I'm trying to implement a function (a * b) % n
for 64-bit values. x64 architecture has support for this computation, it's basically two instructions: mul
and div
and some register shuffling. I expected u128
data type to support it with proper optimizations. Rust compiler utilizes mul
for 64*64 -> 128-bit multiplication, but it calls some function for division instead of using a single div
instruction (I guess this function does 128-bit%128bit->128bit, but I really only need 128-bit%64-bit->64-bit). Is it possible to rewrite this code better? I understand that division is a very slow instruction and single function call won't hurt (if it uses div
inside, of course), but may be I could write it even better anyway. Compiler could be smart enough to understand that n128 is not really 128-bit value and I casted it only to satisfy type checker, so it doesn't have to perform a real 128-bit division. I'm using https://rust.godbolt.org/ with -O flag to check assembly output.
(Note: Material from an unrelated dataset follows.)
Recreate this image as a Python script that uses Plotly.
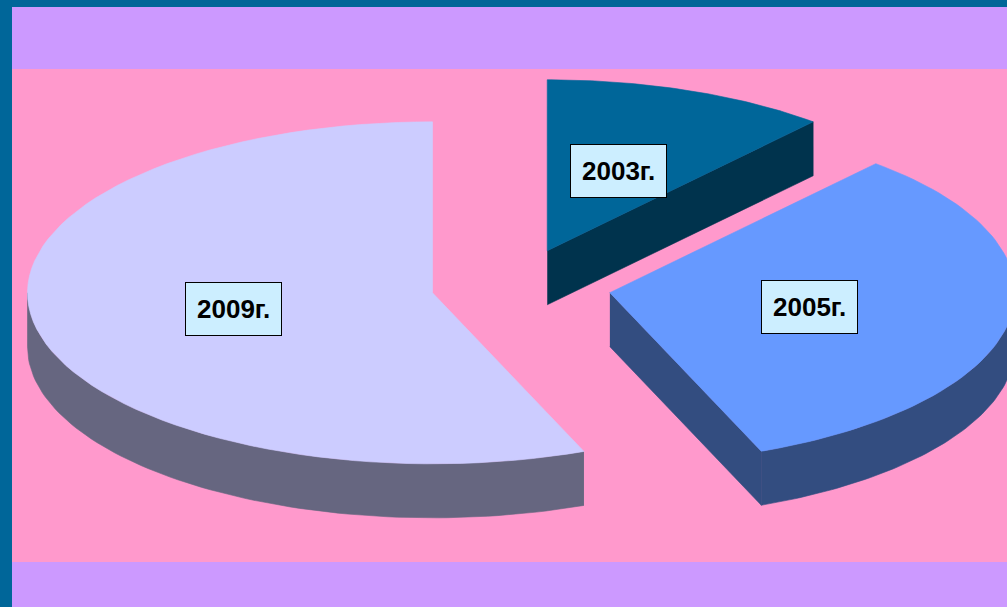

pub fn mulmod(a: u64, b: u64, n: u64) -> u64 {
let a128 = a as u128;
let b128 = b as u128;
let n128 = n as u128;
let c128 = a128 * b128 % n128;
return c128 as u64;
}
Here's generated assembly for reference:
example::mulmod:
pushq %rax
testq %rdx, %rdx
je .LBB0_2
movq %rdx, %r8
movq %rsi, %rax
mulq %rdi
xorl %ecx, %ecx
movq %rax, %rdi
movq %rdx, %rsi
movq %r8, %rdx
callq __umodti3@PLT
popq %rcx
retq
.LBB0_2:
leaq .Lpanic_loc.2(%rip), %rdi
callq core::panicking::panic@PLT
ud2
and I'm talking about __umodti3
call.